At first you're completely hollow to the point that you can hear your organs echo up your esophagus at night and no matter how much you wanna cry your tank has been running on empty for weeks no sleep no food just beer and that gets you no where at least no where near to what today was supposed to be but you find your rattling echo bellow for you to walk and start stumbling into bars looking for anything to make you feel something inside. Cheap thrills, cheap drinks cheap men or girls well below your standard sub par notion of what you think your self worth is really worth. Nothing. Empty. Hollow. Fill me up sweetie for the night I'll wake up and repeat rinse wash and repeat another hollow week.
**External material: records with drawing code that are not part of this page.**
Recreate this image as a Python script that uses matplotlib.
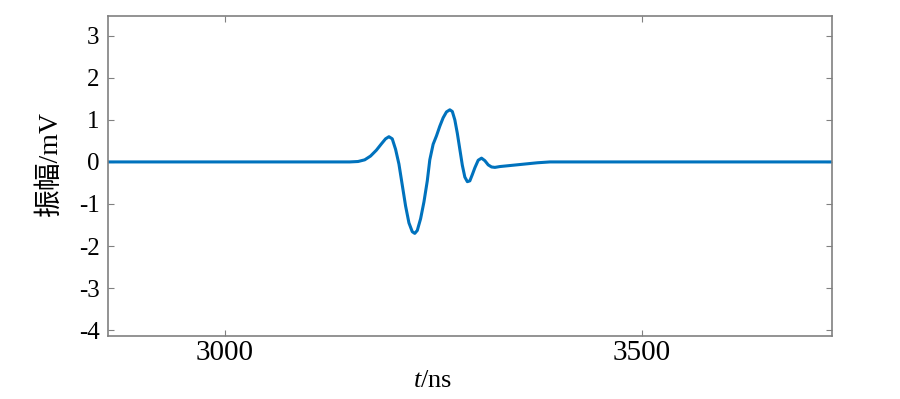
import numpy as np
import matplotlib.pyplot as plt

# waveform (time in ns, amplitude in mV)
t_ns = [2860, 3150, 3160, 3168, 3175, 3182, 3188, 3193, 3197, 3201, 3205, 3209,
        3213, 3217, 3221, 3225, 3228, 3231, 3235, 3239, 3243, 3246, 3250, 3254,
        3258, 3262, 3266, 3270, 3273, 3276, 3279, 3282, 3285, 3288, 3291, 3294,
        3297, 3300, 3304, 3308, 3312, 3316, 3320, 3324, 3330, 3340, 3350, 3360,
        3375, 3390, 3730]
amp_mv = [0, 0, 0.01, 0.05, 0.14, 0.28, 0.43, 0.55, 0.60, 0.55, 0.30, -0.05,
          -0.55, -1.05, -1.45, -1.66, -1.70, -1.63, -1.35, -0.95, -0.45, 0.05, 0.42, 0.62,
          0.85, 1.05, 1.19, 1.24, 1.20, 1.00, 0.68, 0.30, -0.08, -0.36, -0.47, -0.45,
          -0.30, -0.14, 0.04, 0.09, 0.03, -0.07, -0.12, -0.13, -0.11, -0.09, -0.07, -0.05,
          -0.02, 0, 0]

x_ticks = [3000, 3500]
y_ticks = [-4, -3, -2, -1, 0, 1, 2, 3]

plt.rcParams['mathtext.fontset'] = 'custom'
plt.rcParams['mathtext.it'] = 'Liberation Serif:italic'
plt.rcParams['mathtext.rm'] = 'Liberation Serif'

fig = plt.figure(figsize=(9, 3.99), dpi=100)
ax = fig.add_axes([0.1197, 0.158, 0.8047, 0.8028])

ax.plot(t_ns, amp_mv, color='#0072BD', lw=2.2)

ax.set_xlim(2860, 3728)
ax.set_ylim(-4.14, 3.48)
ax.set_xticks(x_ticks)
ax.set_yticks(y_ticks)
ax.set_yticklabels([str(v) for v in y_ticks])

ax.tick_params(direction='in', top=True, right=True, length=4, width=0.8,
               color='#808080')
ax.tick_params(axis='x', labelsize=21, pad=3)
ax.tick_params(axis='y', labelsize=18, pad=6)
for lbl in ax.get_xticklabels() + ax.get_yticklabels():
    lbl.set_family('Liberation Serif')
for s in ax.spines.values():
    s.set_color('#808080')
    s.set_linewidth(1.2)

ax.set_xlabel('$t$/ns', fontsize=19, family='Liberation Serif')
ax.xaxis.set_label_coords(0.448, -0.105)
ax.set_ylabel('振幅/mV', fontsize=20, family=['Liberation Serif', 'Noto Sans CJK SC'])
ax.yaxis.set_label_coords(-0.062, 0.537)

fig.savefig('out.png', dpi=100)
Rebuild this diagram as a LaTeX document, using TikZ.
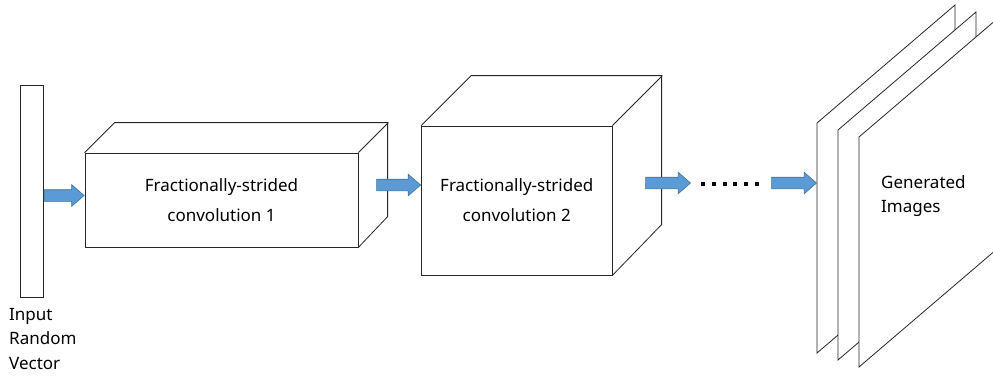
\documentclass[tikz,border=0pt]{standalone}
\usepackage{fontspec}
\setmainfont{Noto Sans}
\usetikzlibrary{shapes.arrows}

\definecolor{flowfill}{HTML}{5B9BD5}
\definecolor{flowline}{HTML}{41719C}

\tikzset{
  edge/.style={draw=black!85, line width=0.8pt},
  facet/.style={edge, fill=white},
  flow/.style={single arrow, fill=flowfill, draw=flowline, line width=0.6pt,
    inner sep=5.5pt, minimum width=21pt, single arrow head extend=5pt,
    single arrow tip angle=82, single arrow head indent=0pt, anchor=tip},
  boxtext/.style={font=\fontsize{17}{30}\selectfont, align=center},
  sidetext/.style={font=\fontsize{17}{24.5}\selectfont, align=left, inner sep=0pt, anchor=north west}
}

\begin{document}
\begin{tikzpicture}[x=1pt,y=-1pt]
  \useasboundingbox (0,0) rectangle (993,375);
  \clip (0,0) rectangle (993,375);

  % input vector
  \node[facet, inner sep=0pt, minimum width=22.5pt, minimum height=212pt] (input) at (31.75,191.5) {};
  \node[sidetext] (inputlabel) at (9,308) {Input\\Random\\Vector};

  % first block
  \node[facet, boxtext, minimum width=273pt, minimum height=94pt] (convA) at (221.5,200)
    {Fractionally-strided\\convolution 1};
  \draw[edge] (convA.north west) -- ++(30,-30) -- ++(273,0) -- ++(0,94) -- (convA.south east);
  \draw[edge] (convA.north east) -- ++(30,-30);

  % second block
  \node[facet, boxtext, minimum width=190.5pt, minimum height=149pt] (convB) at (516.75,200.5)
    {Fractionally-strided\\convolution 2};
  \draw[edge] (convB.north west) -- ++(50,-50) -- ++(190.5,0) -- ++(0,149) -- (convB.south east);
  \draw[edge] (convB.north east) -- ++(50,-50);

  % output planes
  \foreach \x/\y in {817/123, 838/130, 859/137}
    \draw[facet] (\x,\y) -- ++(138,-118) -- ++(0,230) -- ++(-138,118) -- cycle;
  \coordinate (planes) at (817,183);
  \node[sidetext] (outlabel) at (881,175) {Generated\\Images};

  % arrows between the stages
  \node[flow, minimum height=40pt] (flowA) at ([yshift=4.5pt]convA.west) {};
  \node[flow, minimum height=44pt] (flowB) at ([yshift=15.5pt]convB.west) {};
  \node[flow, minimum height=45pt] (flowC) at (691,183) {};
  \node[flow, minimum height=45pt] (flowD) at (planes) {};

  % dots
  \foreach \i in {0,...,5}
    \fill (701+10.8*\i,182) rectangle ++(4,4);
\end{tikzpicture}
\end{document}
Then you gain a little self worth you start doing your makeup for you and you've lost all this weight from the lack of eating and sleeping and the boys that are a little above sub par self deprecating standards start to ask you things but you're still in limbo and drink a little too heavily and you make poor choices and fall right back into bad habits of falling for boys that don't give a ****. You find that one boy, the first boy that makes you feel a little something and you realize after one night you can't stand to be around comfort for more than a few hours because you're not comfortable; you're timid and scared and don't want people to touch you or kiss you or look you in the eyes that way, the way he did, and when they give you compliments you laugh it off because your self worth is still nothing. You're still empty. But the rattling stopped so that's something.
Then one day you pick yourself out of bed and are suddenly faced with the daunting task of dating again. You drink but not that heavily. You go to shows by yourself and have met new friends and feel like your head is finally back on your shoulders. You rock that skirt you thought you couldn't and revel in the far from straight guys throwing compliments at you on the streets and finally you feel full. But you still can't hold a boys hand for too long without feeling guilt or I guess just out of place. When they ask to sleepover you let them pass out and sneak onto the couch because you can't bring yourself to be that vulnerable with a kind boy with kind eyes who might lie and let you down not once but twice like he did. Not that they're all the same its just you can't shake the wall you subconsciously built up after he left. You can't be that hopeless romantic with the rose coloured glasses waiting for Prince Charming to save you from single suburbia and waltz you away to your dream life. People ****. People always ****. And that's the part of myself I miss the most. The carefree carelessness skipping down the streets, ready to rip open my chest and share my darkest secrets after our eyes meet and we have that spark and everything feels right on track.
That I will probably never get back.